=== Provided data ===

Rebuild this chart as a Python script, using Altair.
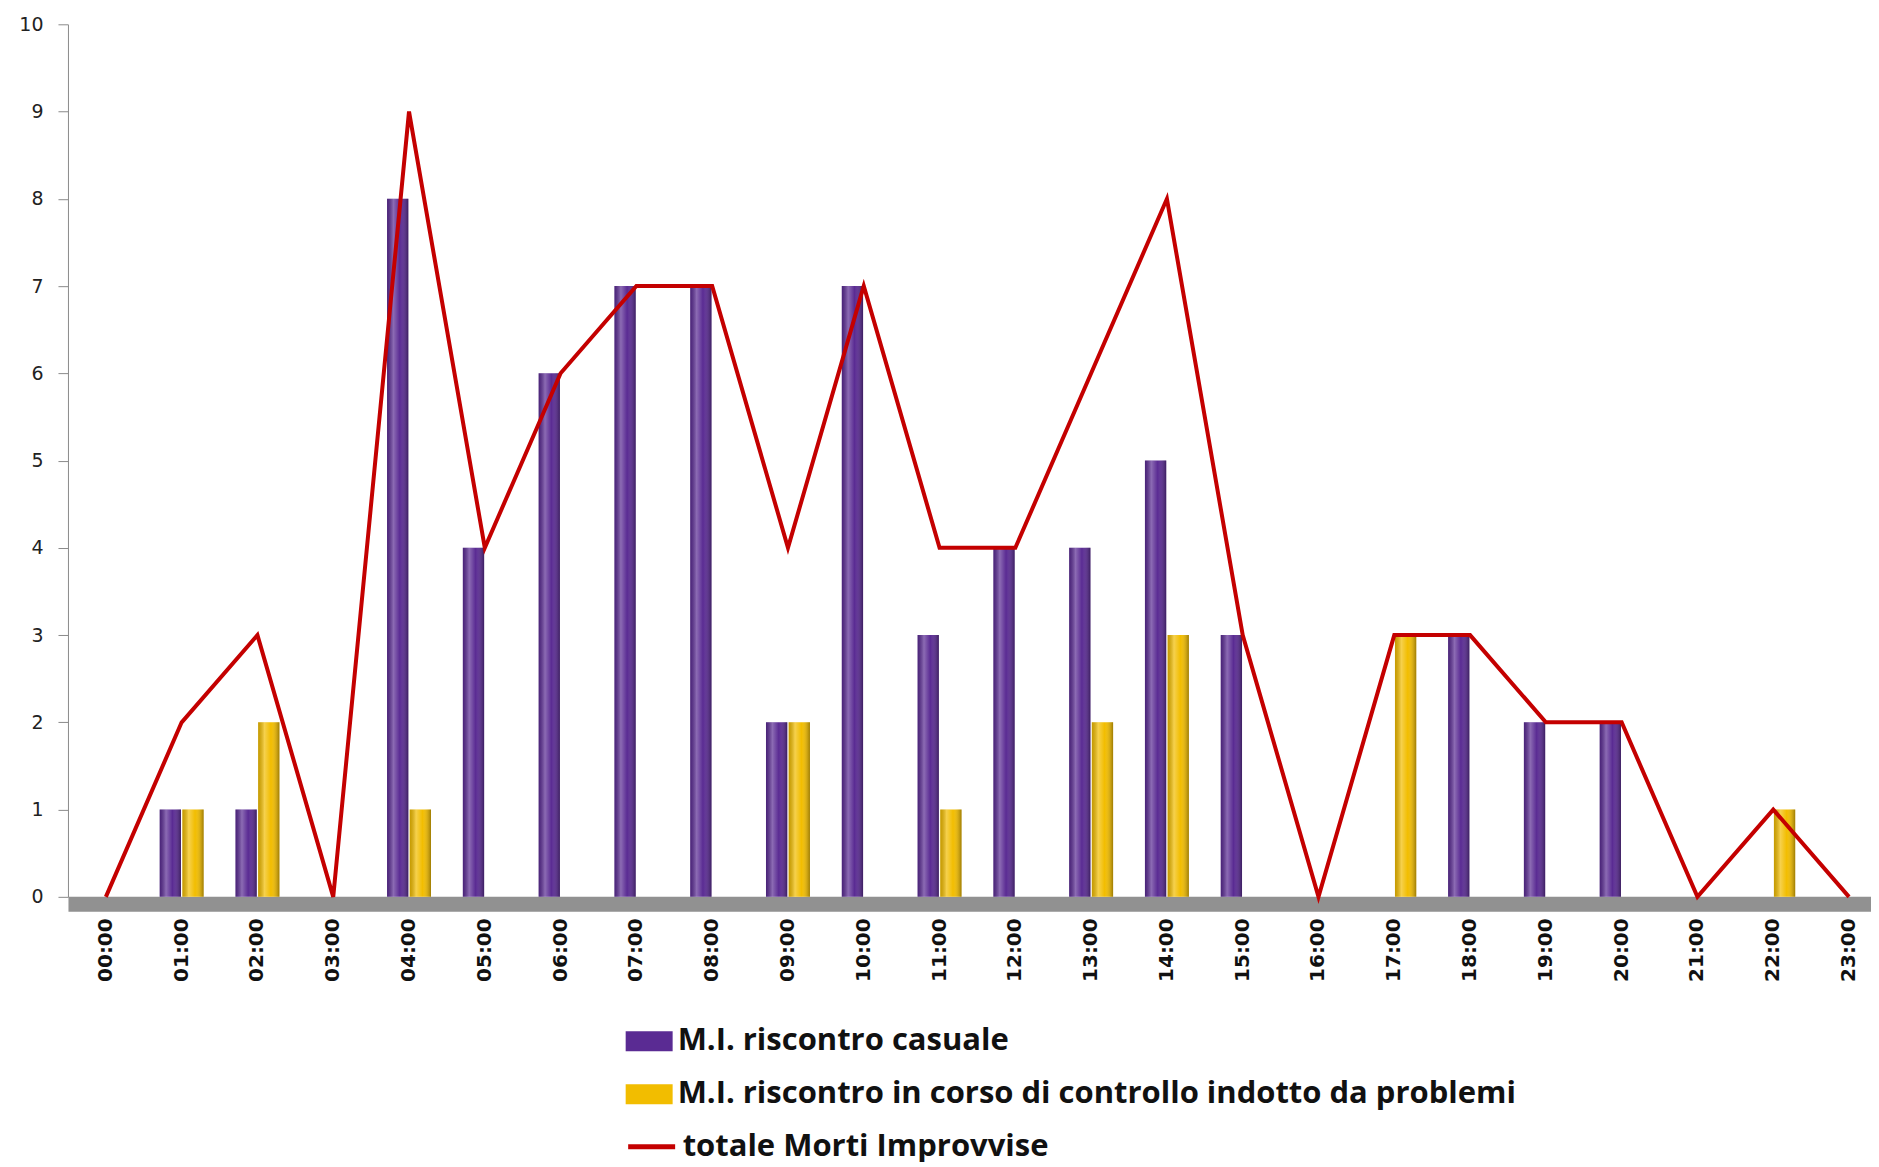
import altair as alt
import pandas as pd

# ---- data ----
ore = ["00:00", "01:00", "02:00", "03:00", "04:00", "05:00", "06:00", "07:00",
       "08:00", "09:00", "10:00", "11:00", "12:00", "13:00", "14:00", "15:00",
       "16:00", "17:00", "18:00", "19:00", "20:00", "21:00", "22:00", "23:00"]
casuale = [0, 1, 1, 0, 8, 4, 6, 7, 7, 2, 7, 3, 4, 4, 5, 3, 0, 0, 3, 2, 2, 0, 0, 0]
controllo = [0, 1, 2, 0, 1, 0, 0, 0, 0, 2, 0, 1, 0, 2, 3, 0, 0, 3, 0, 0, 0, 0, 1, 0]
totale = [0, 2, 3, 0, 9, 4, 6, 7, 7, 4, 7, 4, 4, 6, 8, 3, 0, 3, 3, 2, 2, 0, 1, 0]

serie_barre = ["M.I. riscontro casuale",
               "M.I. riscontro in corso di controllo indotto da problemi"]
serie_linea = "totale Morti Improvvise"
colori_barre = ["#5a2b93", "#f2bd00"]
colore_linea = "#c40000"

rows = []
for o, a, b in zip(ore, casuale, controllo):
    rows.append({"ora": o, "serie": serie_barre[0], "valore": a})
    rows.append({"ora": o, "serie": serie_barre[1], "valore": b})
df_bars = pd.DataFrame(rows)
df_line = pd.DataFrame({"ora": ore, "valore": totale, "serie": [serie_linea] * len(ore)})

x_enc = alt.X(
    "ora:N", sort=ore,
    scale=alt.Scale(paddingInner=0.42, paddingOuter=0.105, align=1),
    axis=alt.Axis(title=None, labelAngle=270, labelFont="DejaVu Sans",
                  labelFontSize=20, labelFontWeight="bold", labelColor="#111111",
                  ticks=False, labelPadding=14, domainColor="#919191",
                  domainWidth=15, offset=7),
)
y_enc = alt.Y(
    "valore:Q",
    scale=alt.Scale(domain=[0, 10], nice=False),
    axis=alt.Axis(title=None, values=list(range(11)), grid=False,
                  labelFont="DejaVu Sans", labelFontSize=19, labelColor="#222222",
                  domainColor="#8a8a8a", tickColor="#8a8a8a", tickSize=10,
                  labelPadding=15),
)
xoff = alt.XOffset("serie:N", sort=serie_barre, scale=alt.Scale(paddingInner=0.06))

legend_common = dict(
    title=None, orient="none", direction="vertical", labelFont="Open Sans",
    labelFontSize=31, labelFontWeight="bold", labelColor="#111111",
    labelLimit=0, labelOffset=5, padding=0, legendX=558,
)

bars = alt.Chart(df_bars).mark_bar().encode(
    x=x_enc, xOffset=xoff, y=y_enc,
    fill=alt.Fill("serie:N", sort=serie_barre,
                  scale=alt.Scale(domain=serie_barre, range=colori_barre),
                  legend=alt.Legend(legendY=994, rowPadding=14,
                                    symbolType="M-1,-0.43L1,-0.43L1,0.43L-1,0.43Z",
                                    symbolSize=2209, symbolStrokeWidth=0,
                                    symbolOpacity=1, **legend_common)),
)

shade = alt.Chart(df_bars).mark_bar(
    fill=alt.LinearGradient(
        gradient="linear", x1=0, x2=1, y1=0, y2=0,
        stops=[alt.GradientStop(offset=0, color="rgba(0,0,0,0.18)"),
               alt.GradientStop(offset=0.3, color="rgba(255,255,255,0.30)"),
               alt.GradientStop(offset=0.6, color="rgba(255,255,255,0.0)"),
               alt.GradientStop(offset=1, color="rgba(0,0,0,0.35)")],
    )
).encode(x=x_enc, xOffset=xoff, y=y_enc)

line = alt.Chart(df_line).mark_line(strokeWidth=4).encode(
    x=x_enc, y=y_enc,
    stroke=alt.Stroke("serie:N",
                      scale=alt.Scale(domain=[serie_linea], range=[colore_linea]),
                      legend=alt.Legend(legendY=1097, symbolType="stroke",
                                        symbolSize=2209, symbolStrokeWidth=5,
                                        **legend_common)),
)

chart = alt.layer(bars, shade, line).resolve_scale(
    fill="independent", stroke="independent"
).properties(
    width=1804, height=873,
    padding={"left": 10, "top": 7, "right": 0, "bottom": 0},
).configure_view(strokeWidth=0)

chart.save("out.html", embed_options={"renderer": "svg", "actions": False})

===

*Short task*
Copy the data character for character, but drop all pictures from the copy.

*Answer to the problem*
Rebuild this chart as a Python script, using Altair.
import altair as alt
import pandas as pd

# ---- data ----
ore = ["00:00", "01:00", "02:00", "03:00", "04:00", "05:00", "06:00", "07:00",
       "08:00", "09:00", "10:00", "11:00", "12:00", "13:00", "14:00", "15:00",
       "16:00", "17:00", "18:00", "19:00", "20:00", "21:00", "22:00", "23:00"]
casuale = [0, 1, 1, 0, 8, 4, 6, 7, 7, 2, 7, 3, 4, 4, 5, 3, 0, 0, 3, 2, 2, 0, 0, 0]
controllo = [0, 1, 2, 0, 1, 0, 0, 0, 0, 2, 0, 1, 0, 2, 3, 0, 0, 3, 0, 0, 0, 0, 1, 0]
totale = [0, 2, 3, 0, 9, 4, 6, 7, 7, 4, 7, 4, 4, 6, 8, 3, 0, 3, 3, 2, 2, 0, 1, 0]

serie_barre = ["M.I. riscontro casuale",
               "M.I. riscontro in corso di controllo indotto da problemi"]
serie_linea = "totale Morti Improvvise"
colori_barre = ["#5a2b93", "#f2bd00"]
colore_linea = "#c40000"

rows = []
for o, a, b in zip(ore, casuale, controllo):
    rows.append({"ora": o, "serie": serie_barre[0], "valore": a})
    rows.append({"ora": o, "serie": serie_barre[1], "valore": b})
df_bars = pd.DataFrame(rows)
df_line = pd.DataFrame({"ora": ore, "valore": totale, "serie": [serie_linea] * len(ore)})

x_enc = alt.X(
    "ora:N", sort=ore,
    scale=alt.Scale(paddingInner=0.42, paddingOuter=0.105, align=1),
    axis=alt.Axis(title=None, labelAngle=270, labelFont="DejaVu Sans",
                  labelFontSize=20, labelFontWeight="bold", labelColor="#111111",
                  ticks=False, labelPadding=14, domainColor="#919191",
                  domainWidth=15, offset=7),
)
y_enc = alt.Y(
    "valore:Q",
    scale=alt.Scale(domain=[0, 10], nice=False),
    axis=alt.Axis(title=None, values=list(range(11)), grid=False,
                  labelFont="DejaVu Sans", labelFontSize=19, labelColor="#222222",
                  domainColor="#8a8a8a", tickColor="#8a8a8a", tickSize=10,
                  labelPadding=15),
)
xoff = alt.XOffset("serie:N", sort=serie_barre, scale=alt.Scale(paddingInner=0.06))

legend_common = dict(
    title=None, orient="none", direction="vertical", labelFont="Open Sans",
    labelFontSize=31, labelFontWeight="bold", labelColor="#111111",
    labelLimit=0, labelOffset=5, padding=0, legendX=558,
)

bars = alt.Chart(df_bars).mark_bar().encode(
    x=x_enc, xOffset=xoff, y=y_enc,
    fill=alt.Fill("serie:N", sort=serie_barre,
                  scale=alt.Scale(domain=serie_barre, range=colori_barre),
                  legend=alt.Legend(legendY=994, rowPadding=14,
                                    symbolType="M-1,-0.43L1,-0.43L1,0.43L-1,0.43Z",
                                    symbolSize=2209, symbolStrokeWidth=0,
                                    symbolOpacity=1, **legend_common)),
)

shade = alt.Chart(df_bars).mark_bar(
    fill=alt.LinearGradient(
        gradient="linear", x1=0, x2=1, y1=0, y2=0,
        stops=[alt.GradientStop(offset=0, color="rgba(0,0,0,0.18)"),
               alt.GradientStop(offset=0.3, color="rgba(255,255,255,0.30)"),
               alt.GradientStop(offset=0.6, color="rgba(255,255,255,0.0)"),
               alt.GradientStop(offset=1, color="rgba(0,0,0,0.35)")],
    )
).encode(x=x_enc, xOffset=xoff, y=y_enc)

line = alt.Chart(df_line).mark_line(strokeWidth=4).encode(
    x=x_enc, y=y_enc,
    stroke=alt.Stroke("serie:N",
                      scale=alt.Scale(domain=[serie_linea], range=[colore_linea]),
                      legend=alt.Legend(legendY=1097, symbolType="stroke",
                                        symbolSize=2209, symbolStrokeWidth=5,
                                        **legend_common)),
)

chart = alt.layer(bars, shade, line).resolve_scale(
    fill="independent", stroke="independent"
).properties(
    width=1804, height=873,
    padding={"left": 10, "top": 7, "right": 0, "bottom": 0},
).configure_view(strokeWidth=0)

chart.save("out.html", embed_options={"renderer": "svg", "actions": False})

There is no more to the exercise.